Envy and Evolution
According to a New York Times editorial on Sunday, “Alan Krueger, chairman of the White House Council of Economic Advisers, noted in a speech on Thursday that the median income in the United States had actually declined since 1999, shrinking the middle class while the income of the top 1 percent soared. Such inequality is corrosive. And pointing it out has nothing to do with envy and everything to do with pressing for policies to help America’s struggling middle class.”
I agree that income inequality is a serious problem (especially in the U.S., where it is more egregious than in any other developed country), and that corrective measures of some sort are definitely needed. But it might surprise the Times editorial board—and many Brainstorm readers as well— to learn that, in fact, concern with income inequality has a great deal to do with envy.
Take this little test. Which of the following worlds would you prefer to inhabit?
You earn $50,000 and others earn $25,000, or
You earn $100,000 and others earn $250,000.
When graduate students in public health at Harvard were asked this question, more than one-half of them preferred situation No. 1. This result is so startling that it is worth repeating: More than one-half of presumably intelligent young adults decided that they would rather earn less money (a whole lot less!) so long as it was more than their neighbors and colleagues. Traditional economic theory has a very hard time making sense of this, since it assumes that individuals, being rational “utility maximizers,” should seek to maximize their income whereas in fact they are more concerned with maximizing their income relative to that of others … i.e., they are very much in the grip of envy, maybe even spite.
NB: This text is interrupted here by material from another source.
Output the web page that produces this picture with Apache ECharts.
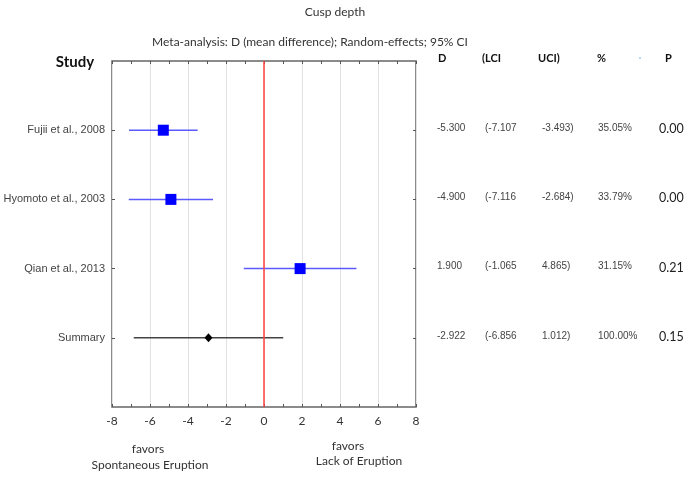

Interestingly, this result didn’t apply when the same people were asked to choose between these two conditions:
1. You have two weeks’ vacation and others have one week
2. You have four weeks’ vacation and others have eight weeks
Here, only about 20 percent of the respondents chose option 1. The likelihood is that there is something about conspicuous “goods”—i.e., income and the stuff it enables—that render them especially liable to generate envy.
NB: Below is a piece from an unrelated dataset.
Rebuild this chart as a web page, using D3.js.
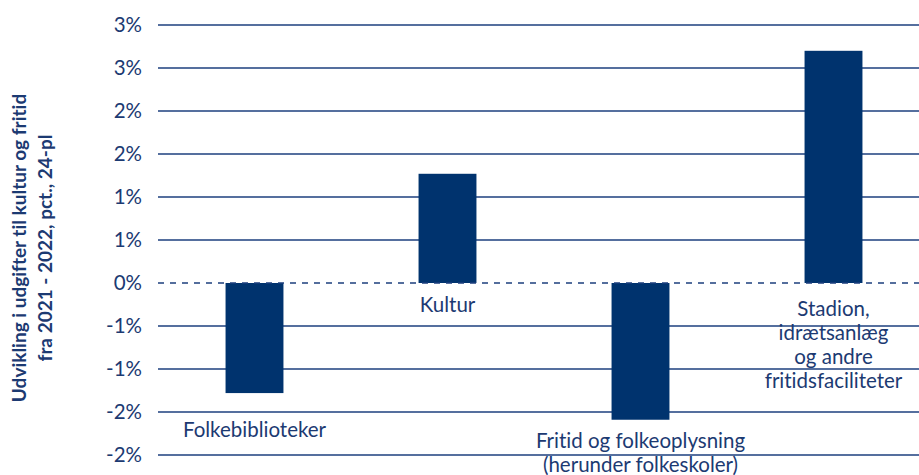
<!DOCTYPE html>
<html>
<head>
<meta charset="utf-8">
<script src="https://cdn.jsdelivr.net/npm/d3@7"></script>
<style>
  body { margin: 0; background: #fff; }
  text { font-family: Lato, "Open Sans", sans-serif; fill: #1c3a72; font-variant-ligatures: none; }
</style>
</head>
<body>
<script>
// categories and values (pct.)
var categories = ["Folkebiblioteker", "Kultur", "Fritid og folkeoplysning", "Stadion"];
var labelLines = [
  ["Folkebiblioteker"],
  ["Kultur"],
  ["Fritid og folkeoplysning", "(herunder folkeskoler)"],
  ["Stadion,", "idrætsanlæg", "og andre", "fritidsfaciliteter"]
];
var values = [-1.28, 1.27, -1.59, 2.70];
var tickValues = [-2, -1.5, -1, -0.5, 0, 0.5, 1, 1.5, 2, 2.5, 3];
var yTitle = ["Udvikling i udgifter til kultur og fritid", "fra 2021 - 2022, pct., 24-pl"];

var width = 919,
    height = 475;

var margin = {top: 25, right: -11, bottom: 20, left: 158};

var svg = d3.select("body").append("svg")
    .attr("width", width)
    .attr("height", height);

var x = d3.scaleBand()
    .domain(categories)
    .range([margin.left, width - margin.right])
    .paddingInner(0.7)
    .paddingOuter(0.35);

var y = d3.scaleLinear()
    .domain([-2, 3])
    .range([height - margin.bottom, margin.top]);

// gridlines
svg.append("g")
  .selectAll("line")
  .data(tickValues.filter(function(d) { return d !== 0; }))
  .enter().append("line")
    .attr("x1", margin.left)
    .attr("x2", width - margin.right)
    .attr("y1", function(d) { return y(d); })
    .attr("y2", function(d) { return y(d); })
    .style("stroke", "#1d3f7e")
    .style("stroke-width", 1.6);

// tick labels (rounded like the original)
svg.append("g")
  .selectAll("text")
  .data(tickValues)
  .enter().append("text")
    .attr("x", margin.left - 16)
    .attr("y", function(d) { return y(d); })
    .attr("dy", "0.35em")
    .attr("text-anchor", "end")
    .style("font-size", "20.5px")
    .text(function(d) {
      var r = d < 0 ? -Math.round(-d + 0.0001) : Math.round(d);
      return r + "%";
    });

// bars
svg.append("g")
  .selectAll("rect")
  .data(values)
  .enter().append("rect")
    .attr("x", function(d, i) { return x(categories[i]); })
    .attr("width", x.bandwidth())
    .attr("y", function(d) { return y(Math.max(0, d)); })
    .attr("height", function(d) { return Math.abs(y(d) - y(0)); })
    .style("fill", "#00336e");

// zero line
svg.append("line")
    .attr("x1", margin.left)
    .attr("x2", width - margin.right)
    .attr("y1", y(0))
    .attr("y2", y(0))
    .style("stroke", "#1d3f7e")
    .style("stroke-width", 1.4)
    .style("stroke-dasharray", "6,6");

// category labels under the bar end (or under zero for positive bars)
var labelGap = [44, 29, 28, 33];
var labels = svg.append("g")
  .selectAll("text")
  .data(values)
  .enter().append("text")
    .attr("text-anchor", "middle")
    .style("font-size", "20.5px")
    .attr("transform", function(d, i) {
      return "translate(" + (x(categories[i]) + x.bandwidth() / 2) + "," + (y(Math.min(0, d)) + labelGap[i]) + ")";
    });

labels.selectAll("tspan")
  .data(function(d, i) { return labelLines[i]; })
  .enter().append("tspan")
    .attr("x", 0)
    .attr("y", function(d, j) { return j * 24; })
    .text(function(d) { return d; });

// y axis title
var title = svg.append("text")
    .attr("transform", "translate(26,248) rotate(-90)")
    .attr("text-anchor", "middle")
    .style("font-size", "19px")
    .style("font-weight", "bold");

title.selectAll("tspan")
  .data(yTitle)
  .enter().append("tspan")
    .attr("x", 0)
    .attr("y", function(d, i) { return i * 26; })
    .text(function(d) { return d; });
</script>
</body>
</html>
Some more evidence for the role of envy: According to a National Bureau of Economic Research Working Paper, an increase in the average income in a state where you live decreases your average happiness by fully one-third as much as raising your own income increases it. And as reported in the Journal of Public Economics in the UK, an increase in salary for workers in one’s own area of specialization reduces one’s job satisfaction as much as an increase in one’s own salary raises it!
Yet another startling finding for anyone who doubts the potency of envy: It has been shown that if a woman’s sister’s husband earns more than the first woman’s husband, the second woman is more likely to go to work—evidently trying to keep up with her sister’s family’s income.